Miquel Alzamora. Febrero 2024. Hoy les hablaré de algo que no me gusta nada. Lo aborrezco. Y no es otra cosa que comprar ropa. Sencillamente lo detesto. Afortunadamente para los negocios de venta de pantalones, jerséis, camisas, americanas y complementos hay mucha gente a la que sí le gusta o más que gustarle le entretiene. Mi vecino compra ropa casi cada semana. Es una forma de evadirme, me dice. Yo me evado viendo un partido, aunque sea de Segunda B, pero no comprando ropa.
Me siento como si una cámara oculta me estuviera persiguiendo, incapaz de discernir si esto puede o no puede quedarme bien y mirando etiquetas cada vez más inteligibles. Por no hablar de las tallas. Soy incapaz de acertar a la primera lo que me lleva a quitar y poner continuamente piezas con el estrés añadido que ello supone. En el probador me pasa lo mismo que en la cabina en la que se depositan las papeletas cuando vas a votar. Entro a ase minúsculo espacio con una idea preconcebida y luego empiezo a dudar. Como cuando voy a hacerme una revisión del oído y me dicen que aporree el cristal al escuchar el ‘bip’. Entro en pánico y aporreo sin parar.

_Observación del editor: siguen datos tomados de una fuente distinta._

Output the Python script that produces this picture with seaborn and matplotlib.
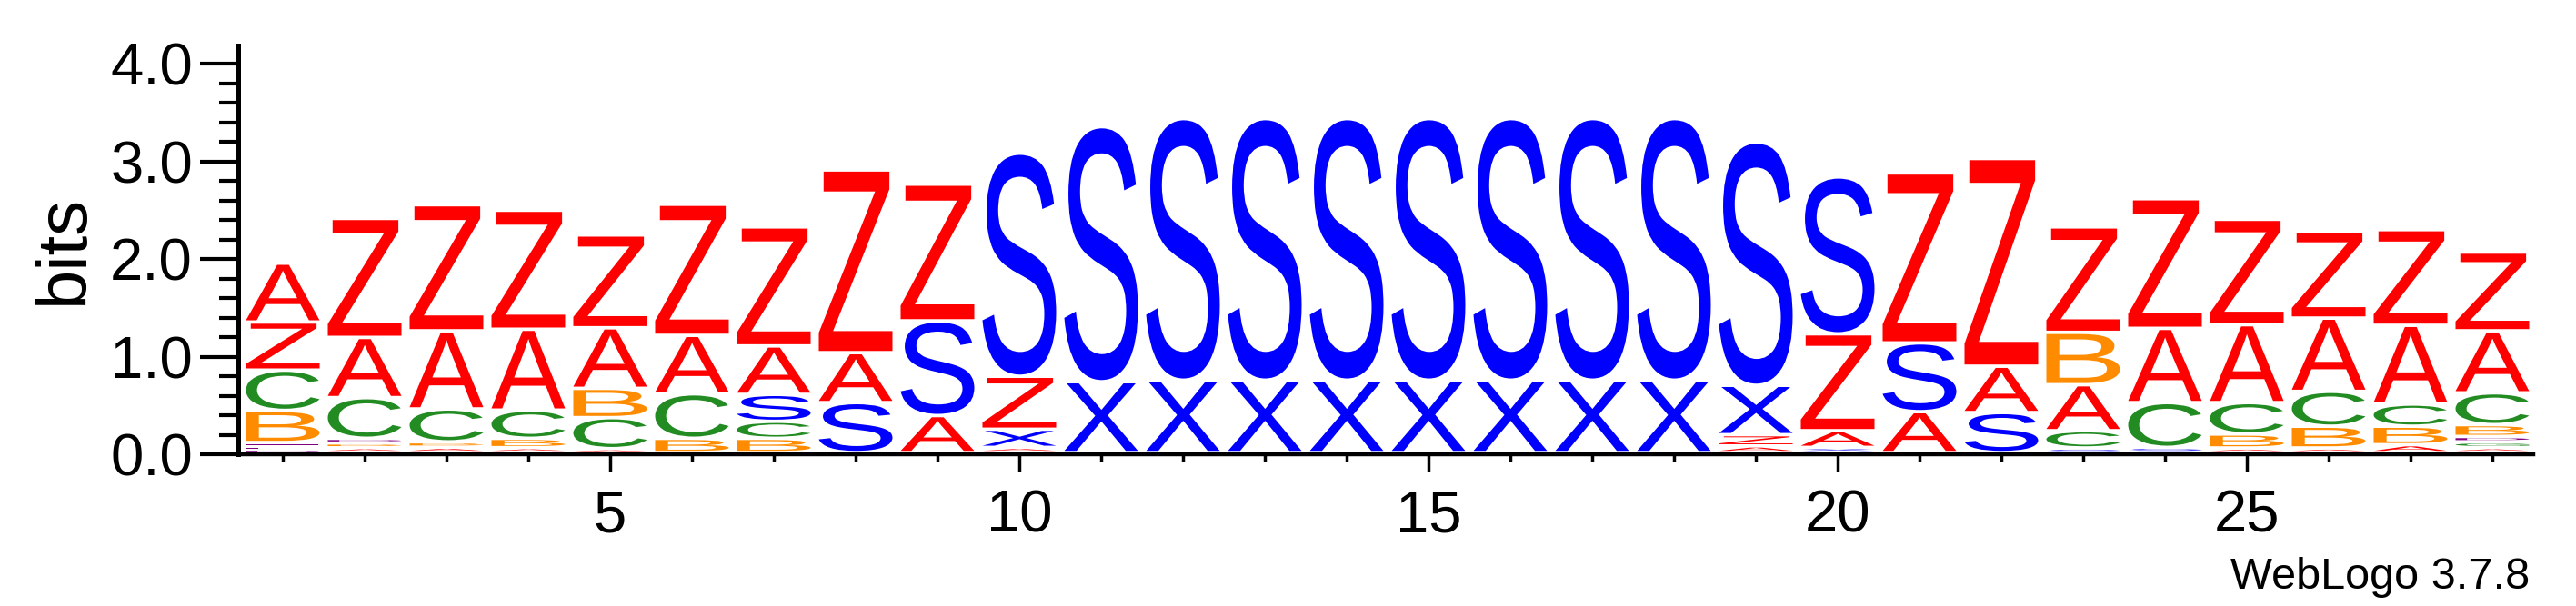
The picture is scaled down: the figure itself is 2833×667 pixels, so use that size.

Volviendo al tema que nos ocupa, el otro día estuve en Uomo, aquí en Palma, muy cerca del mercado del Olivar. Iba yo cargado de temores y temblores en busca de una camisa y el dependiente, mitad comercial, mitad psicólogo, intuyó el mar de dudas en el que me encontraba y me rescató de mi oscuridad acertando casi al momento con la talla y el color. Todo sería más fácil para mi estado de ánimo si echara mano de comprar por internet, pero si no acierto en persona cómo iba a hacerlo virtualmente, sería un ir y venir constante de mensajeros. El pequeño comercio está lleno de hombres y mujeres valientes que cada día rescatan a tipos como yo que se pierden entre expositores y maniquíes. Son héroes sin capa.